W: I had a succession of hard, temporary jobs, which more than once proved too much for my strength, and there was no prospect of my ever getting anything else. Then my Sweetheart [Sheldrake] expressed her inclination to come out and share my life in Canada, and this brought matters to a climax. Both her parents and my parents were opposed to this plan. They corresponded with each other. My father had inherited a few pounds, of which my share was to be £5; this he gave; to which her father, Mr Sheldrake, added £3, and wrote saying “Come home, and we will do ur best for you both!” . I booked a return passage on the SS Polynesian and sailed from Quebec on the 16th September 1876.

 

M: Back home again, he married my great-grandmother, his childhood sweetheart from the panama-hat factory, and set about finding employment and establishing a home.

 

W: On the 28th November 1878, I walked to Watford and called on my friend Mr Best at Messrs H Kingham and Sons, Wholesale Grocers. Mr Kingham had just discharged his Errand-Boy for dishonesty, and had nothing better to offer me but his vacant place at 16 shillings per week!  When I demurred he added another shilling to this offer, which I closed.

 

M: He worked at Kingham’s for ten years, rising to the position of warehouseman and to the princely wage – which he says he got chiefly by expostulation – of 26 shillings a week.
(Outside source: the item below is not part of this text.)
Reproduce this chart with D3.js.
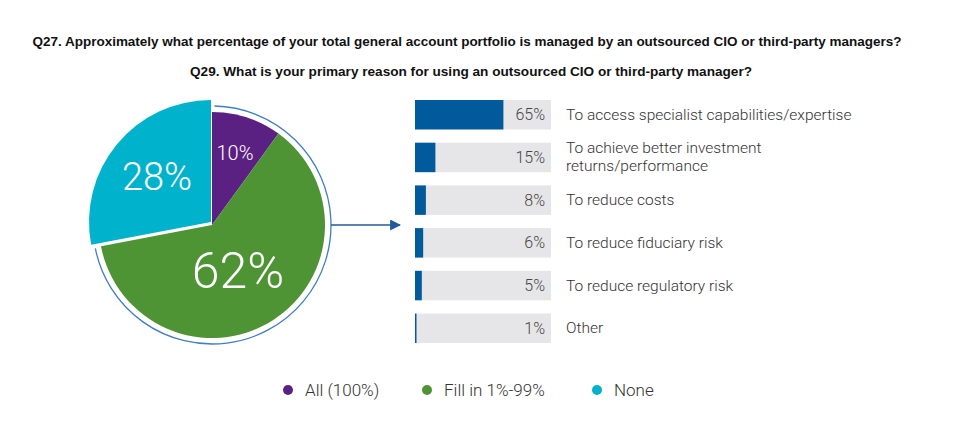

In the early 1890s he worked as a census-taker, a liberal election agent, caretaker of the committee room of the Watford and Bushay Temperance Council and most important of all , Watford Town Missionary for the Methodist Church – for which he says:

 

W: My pay was to be £84 annually, and I was told that we need not change our residence – in Vicarage Road, across from the football ground – and that I “need not wear clerical attire”.

 

H: So in the end, the church which had sustained him for 30 years became his living as well as his life. Not that everything was plain sailing, even now…

 

W: My first Sunday (13th October) was very trying. The afternoon Ragged School was crowded so that it was difficult to proceed from front to back. The noise was Babel, the scent repelling, and the disorder great. And when the children were dismissed, a large pailful of orange-peel, empty sweat-bags etc were swept up. And it took us some time to even to abate these nuisances !

 

I was soon informed that one of my duties would be to collect funds for a Christmas Dinner (of roast beef, potatoes and plum pudding) for the Ragged School and for poor people. I was not told how much it would cost , nor of a single subscriber: only that “People will certainly help the Ragged School!”. So I bought a sixpenny memo-book and went out, guided by instinct alone, and collected £22 5s. [after all the bills had been paid I had 2s 3 ½ d left]

 

This collection increased, year by year , until it reached the sum of £74, and for several years I was able to buy boots for many ill-shoed girls and boys. As other needs were pressed upon me I became acquainted with the Royal Surgical Aid Society, through whom, and by practical help of local friends I was enabled to supply many persons with Surgical appliances, teeth, and various other necessities.

 

But I found, among my clients, an amazing amount of ignorance and carelessness. Wet boots were burned through their soles when placed too near the fire to dry; sets of teeth were broken, or even thrown away ! and (worst of all) a one-legged tailor having obtained, through me, a Cork Leg with boot attached, allowed it to be palced in his bottom drawer while he, himself, remained in bed!

 

For teachers I had a band of earnest, born-again men and women, who really sought the salvation of their scholars, not without results.

 

In February 1908 I obtained permission for a 15 days’ mission by Mr James Bryant. During its course (which included two Saturday-night meetings for public house habitués), we had over 100 persons profess conversion. Eight years after, feeling the need for another Revival, we invited Miss Helen Coulthard (who preached the Gospel from childhood) for another fortnight and 84 professed to find their Saviour. I have not space, here, to mention every one of the almost innumerable Incidents attending my wotk in the Lord’s service. Suffice to say that many people thankfully told me that the knowledge of their sins forgiven had been brought to them by my ministry, and several of these promised, in turn, to pray for me.